Short exercise: Keep the pictures out and restate every record exactly.

Records to use:

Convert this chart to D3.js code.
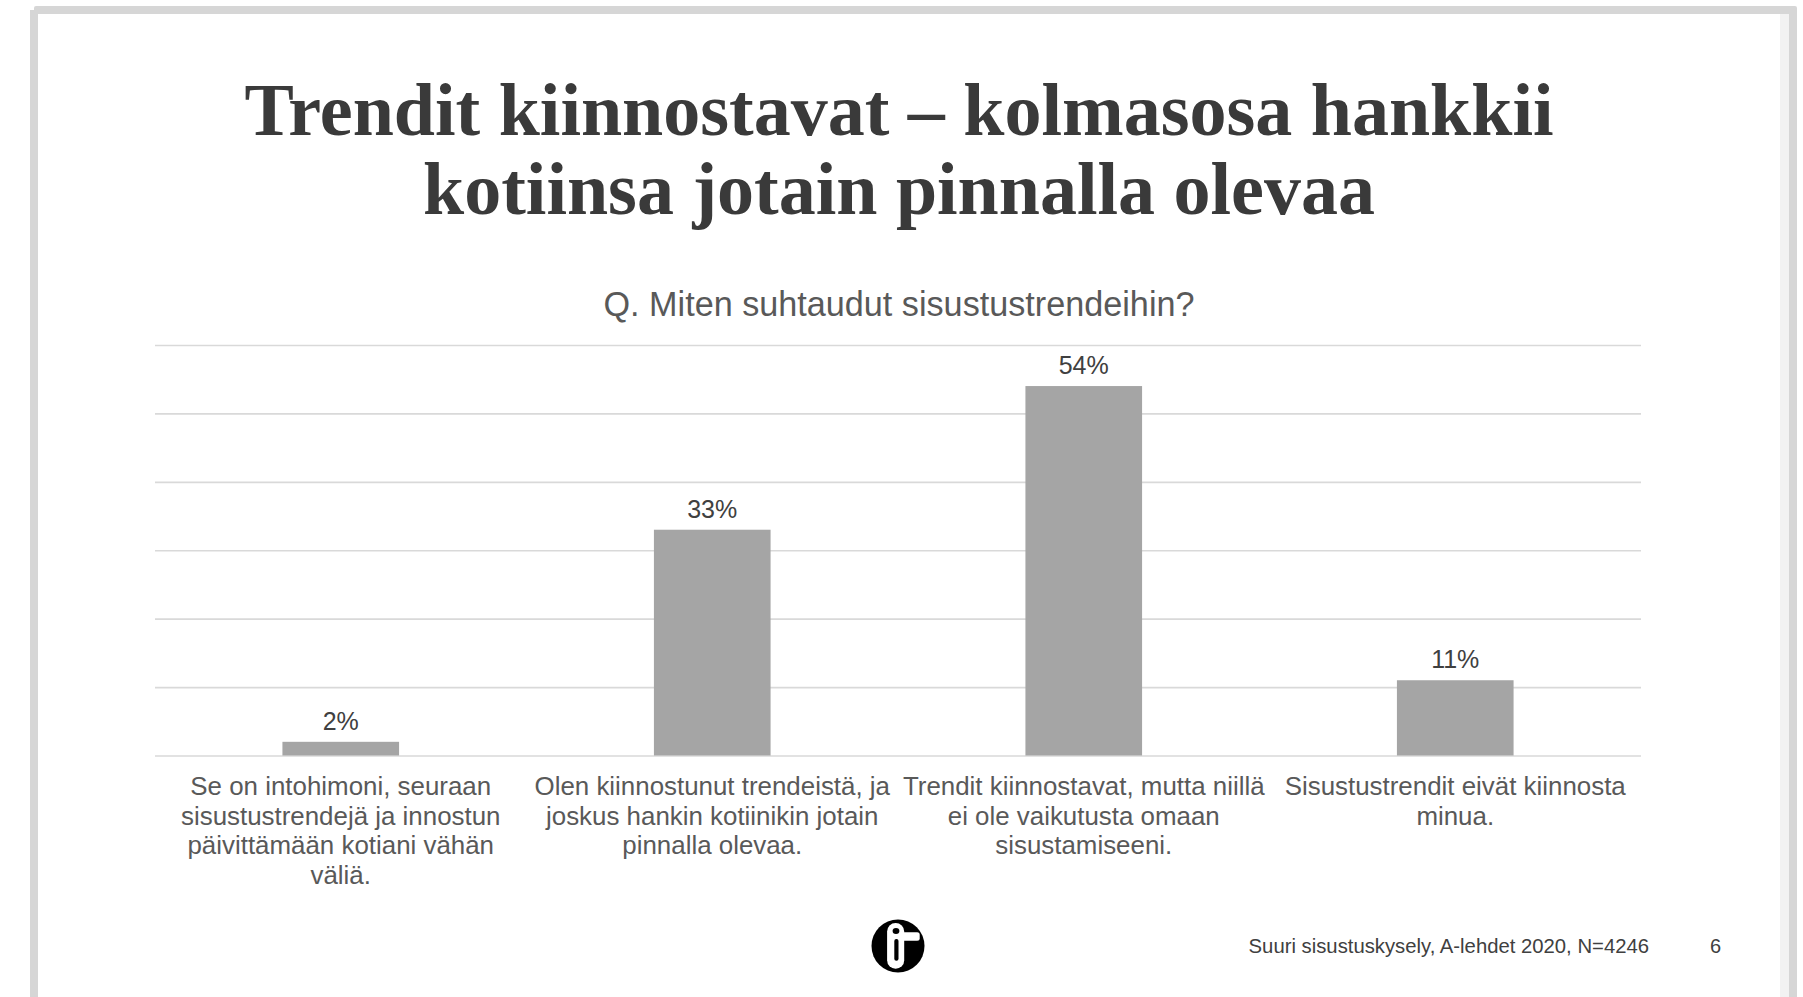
<!DOCTYPE html>
<html>
<head>
<meta charset="utf-8">
<script src="https://cdn.jsdelivr.net/npm/d3@7"></script>
<style>
html,body{margin:0;padding:0;background:#fff;}
svg{display:block;}
</style>
</head>
<body>
<svg id="chart" width="1803" height="997"></svg>
<script>
// ---- data ----
const titleLines = ["Trendit kiinnostavat \u2013 kolmasosa hankkii", "kotiinsa jotain pinnalla olevaa"];
const subtitle = "Q. Miten suhtaudut sisustustrendeihin?";
const categories = ["c1", "c2", "c3", "c4"];
const categoryLines = [
  ["Se on intohimoni, seuraan", "sisustustrendejä ja innostun", "päivittämään kotiani vähän", "väliä."],
  ["Olen kiinnostunut trendeistä, ja", "joskus hankin kotiinikin jotain", "pinnalla olevaa."],
  ["Trendit kiinnostavat, mutta niillä", "ei ole vaikutusta omaan", "sisustamiseeni."],
  ["Sisustustrendit eivät kiinnosta", "minua."]
];
const values = [2, 33, 54, 11];
const yTicks = [0, 10, 20, 30, 40, 50, 60];
const sourceText = "Suuri sisustuskysely, A-lehdet 2020, N=4246";
const pageNumber = "6";

// ---- layout ----
const svg = d3.select("#chart");
const W = 1803, H = 997;
const plot = {left: 155, right: 1641, top: 345, bottom: 755.5};

// frame
svg.append("rect").attr("x", 0).attr("y", 0).attr("width", W).attr("height", H).attr("fill", "#fff");
svg.append("rect").attr("x", 1780).attr("y", 14).attr("width", 10).attr("height", H - 14).attr("fill", "#f2f2f2");
svg.append("rect").attr("x", 1789).attr("y", 8).attr("width", 8).attr("height", H - 8).attr("fill", "#d6d6d6");
svg.append("rect").attr("x", 34).attr("y", 6).attr("width", 1763).attr("height", 8).attr("rx", 2).attr("fill", "#d6d6d6");
svg.append("rect").attr("x", 30).attr("y", 10).attr("width", 8).attr("height", H - 10).attr("fill", "#d6d6d6");

// title
svg.append("g").selectAll("text").data(titleLines).join("text")
  .attr("x", 899).attr("y", (d, i) => 135 + i * 78.5)
  .attr("text-anchor", "middle")
  .attr("font-family", "'Liberation Serif', 'Times New Roman', serif")
  .attr("font-weight", "bold").attr("font-size", 74)
  .attr("fill", "#3a3a3a")
  .text(d => d);

// subtitle
svg.append("text")
  .attr("x", 899).attr("y", 316)
  .attr("text-anchor", "middle")
  .attr("font-family", "'Liberation Sans', Arial, sans-serif")
  .attr("font-size", 34.2).attr("fill", "#595959")
  .text(subtitle);

// scales
const x = d3.scaleBand().domain(categories).range([plot.left, plot.right])
  .paddingInner(0.686).paddingOuter(0.343);
const xc = d3.scaleBand().domain(categories).range([plot.left, plot.right]);
const y = d3.scaleLinear().domain([0, 60]).range([plot.bottom, plot.top]);

// gridlines
const grid = svg.append("g").attr("transform", `translate(${plot.left},0)`)
  .call(d3.axisLeft(y).tickValues(yTicks).tickSize(-(plot.right - plot.left)).tickFormat(""));
grid.select(".domain").remove();
grid.selectAll(".tick line").attr("stroke", "#d9d9d9").attr("stroke-width", 1.6);

// bars
svg.append("g").selectAll("rect").data(values).join("rect")
  .attr("x", (d, i) => x(categories[i]))
  .attr("width", x.bandwidth())
  .attr("y", d => y(d))
  .attr("height", d => y(0) - y(d))
  .attr("fill", "#a5a5a5");

// value labels
svg.append("g").selectAll("text").data(values).join("text")
  .attr("x", (d, i) => x(categories[i]) + x.bandwidth() / 2)
  .attr("y", d => y(d) - 12)
  .attr("text-anchor", "middle")
  .attr("font-family", "'Liberation Sans', Arial, sans-serif")
  .attr("font-size", 25).attr("fill", "#404040")
  .text(d => d + "%");

// category labels
const cg = svg.append("g").selectAll("text").data(categoryLines).join("text")
  .attr("text-anchor", "middle")
  .attr("font-family", "'Liberation Sans', Arial, sans-serif")
  .attr("font-size", 25.9).attr("fill", "#595959");
cg.each(function(lines, i) {
  const cx = xc(categories[i]) + xc.bandwidth() / 2;
  d3.select(this).selectAll("tspan").data(lines).join("tspan")
    .attr("x", cx).attr("y", (d, j) => 795 + j * 29.5)
    .text(d => d);
});

// logo
const logo = svg.append("g").attr("transform", "translate(898,946)");
logo.append("circle").attr("r", 26.5).attr("fill", "#000");
logo.append("rect").attr("x", -10.9).attr("y", -23).attr("width", 17.1).attr("height", 45.8).attr("rx", 8.5).attr("fill", "#fff");
logo.append("rect").attr("x", 1.6).attr("y", -13.8).attr("width", 20.1).attr("height", 8.5).attr("rx", 2.5).attr("fill", "#fff");
logo.append("rect").attr("x", -3.7).attr("y", -6.9).attr("width", 4.2).attr("height", 21.7).attr("rx", 2).attr("fill", "#000");
logo.append("ellipse").attr("cx", -2).attr("cy", -15).attr("rx", 3.4).attr("ry", 3).attr("fill", "#000");

// footer
svg.append("text")
  .attr("x", 1649).attr("y", 953)
  .attr("text-anchor", "end")
  .attr("font-family", "'Liberation Sans', Arial, sans-serif")
  .attr("font-size", 20.3).attr("fill", "#404040")
  .text(sourceText);
svg.append("text")
  .attr("x", 1710).attr("y", 953)
  .attr("font-family", "'Liberation Sans', Arial, sans-serif")
  .attr("font-size", 20).attr("fill", "#404040")
  .text(pageNumber);
</script>
</body>
</html>
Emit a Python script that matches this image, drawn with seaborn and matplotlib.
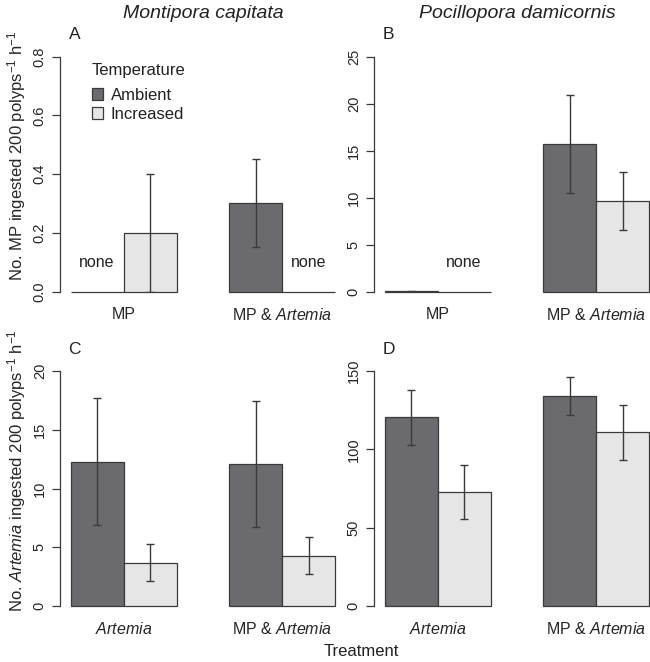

Solution to the problem:
Convert this chart to D3.js code.
<!DOCTYPE html>
<html>
<head>
<meta charset="utf-8">
<script src="https://cdn.jsdelivr.net/npm/d3@7"></script>
<style>
html,body{margin:0;padding:0;background:#fff;}
svg{display:block;}
</style>
</head>
<body>
<svg id="chart" width="1803" height="997"></svg>
<script>
// ---- data ----
const titleLines = ["Trendit kiinnostavat \u2013 kolmasosa hankkii", "kotiinsa jotain pinnalla olevaa"];
const subtitle = "Q. Miten suhtaudut sisustustrendeihin?";
const categories = ["c1", "c2", "c3", "c4"];
const categoryLines = [
  ["Se on intohimoni, seuraan", "sisustustrendejä ja innostun", "päivittämään kotiani vähän", "väliä."],
  ["Olen kiinnostunut trendeistä, ja", "joskus hankin kotiinikin jotain", "pinnalla olevaa."],
  ["Trendit kiinnostavat, mutta niillä", "ei ole vaikutusta omaan", "sisustamiseeni."],
  ["Sisustustrendit eivät kiinnosta", "minua."]
];
const values = [2, 33, 54, 11];
const yTicks = [0, 10, 20, 30, 40, 50, 60];
const sourceText = "Suuri sisustuskysely, A-lehdet 2020, N=4246";
const pageNumber = "6";

// ---- layout ----
const svg = d3.select("#chart");
const W = 1803, H = 997;
const plot = {left: 155, right: 1641, top: 345, bottom: 755.5};

// frame
svg.append("rect").attr("x", 0).attr("y", 0).attr("width", W).attr("height", H).attr("fill", "#fff");
svg.append("rect").attr("x", 1780).attr("y", 14).attr("width", 10).attr("height", H - 14).attr("fill", "#f2f2f2");
svg.append("rect").attr("x", 1789).attr("y", 8).attr("width", 8).attr("height", H - 8).attr("fill", "#d6d6d6");
svg.append("rect").attr("x", 34).attr("y", 6).attr("width", 1763).attr("height", 8).attr("rx", 2).attr("fill", "#d6d6d6");
svg.append("rect").attr("x", 30).attr("y", 10).attr("width", 8).attr("height", H - 10).attr("fill", "#d6d6d6");

// title
svg.append("g").selectAll("text").data(titleLines).join("text")
  .attr("x", 899).attr("y", (d, i) => 135 + i * 78.5)
  .attr("text-anchor", "middle")
  .attr("font-family", "'Liberation Serif', 'Times New Roman', serif")
  .attr("font-weight", "bold").attr("font-size", 74)
  .attr("fill", "#3a3a3a")
  .text(d => d);

// subtitle
svg.append("text")
  .attr("x", 899).attr("y", 316)
  .attr("text-anchor", "middle")
  .attr("font-family", "'Liberation Sans', Arial, sans-serif")
  .attr("font-size", 34.2).attr("fill", "#595959")
  .text(subtitle);

// scales
const x = d3.scaleBand().domain(categories).range([plot.left, plot.right])
  .paddingInner(0.686).paddingOuter(0.343);
const xc = d3.scaleBand().domain(categories).range([plot.left, plot.right]);
const y = d3.scaleLinear().domain([0, 60]).range([plot.bottom, plot.top]);

// gridlines
const grid = svg.append("g").attr("transform", `translate(${plot.left},0)`)
  .call(d3.axisLeft(y).tickValues(yTicks).tickSize(-(plot.right - plot.left)).tickFormat(""));
grid.select(".domain").remove();
grid.selectAll(".tick line").attr("stroke", "#d9d9d9").attr("stroke-width", 1.6);

// bars
svg.append("g").selectAll("rect").data(values).join("rect")
  .attr("x", (d, i) => x(categories[i]))
  .attr("width", x.bandwidth())
  .attr("y", d => y(d))
  .attr("height", d => y(0) - y(d))
  .attr("fill", "#a5a5a5");

// value labels
svg.append("g").selectAll("text").data(values).join("text")
  .attr("x", (d, i) => x(categories[i]) + x.bandwidth() / 2)
  .attr("y", d => y(d) - 12)
  .attr("text-anchor", "middle")
  .attr("font-family", "'Liberation Sans', Arial, sans-serif")
  .attr("font-size", 25).attr("fill", "#404040")
  .text(d => d + "%");

// category labels
const cg = svg.append("g").selectAll("text").data(categoryLines).join("text")
  .attr("text-anchor", "middle")
  .attr("font-family", "'Liberation Sans', Arial, sans-serif")
  .attr("font-size", 25.9).attr("fill", "#595959");
cg.each(function(lines, i) {
  const cx = xc(categories[i]) + xc.bandwidth() / 2;
  d3.select(this).selectAll("tspan").data(lines).join("tspan")
    .attr("x", cx).attr("y", (d, j) => 795 + j * 29.5)
    .text(d => d);
});

// logo
const logo = svg.append("g").attr("transform", "translate(898,946)");
logo.append("circle").attr("r", 26.5).attr("fill", "#000");
logo.append("rect").attr("x", -10.9).attr("y", -23).attr("width", 17.1).attr("height", 45.8).attr("rx", 8.5).attr("fill", "#fff");
logo.append("rect").attr("x", 1.6).attr("y", -13.8).attr("width", 20.1).attr("height", 8.5).attr("rx", 2.5).attr("fill", "#fff");
logo.append("rect").attr("x", -3.7).attr("y", -6.9).attr("width", 4.2).attr("height", 21.7).attr("rx", 2).attr("fill", "#000");
logo.append("ellipse").attr("cx", -2).attr("cy", -15).attr("rx", 3.4).attr("ry", 3).attr("fill", "#000");

// footer
svg.append("text")
  .attr("x", 1649).attr("y", 953)
  .attr("text-anchor", "end")
  .attr("font-family", "'Liberation Sans', Arial, sans-serif")
  .attr("font-size", 20.3).attr("fill", "#404040")
  .text(sourceText);
svg.append("text")
  .attr("x", 1710).attr("y", 953)
  .attr("font-family", "'Liberation Sans', Arial, sans-serif")
  .attr("font-size", 20).attr("fill", "#404040")
  .text(pageNumber);
</script>
</body>
</html>
Emit a Python script that matches this image, drawn with seaborn and matplotlib.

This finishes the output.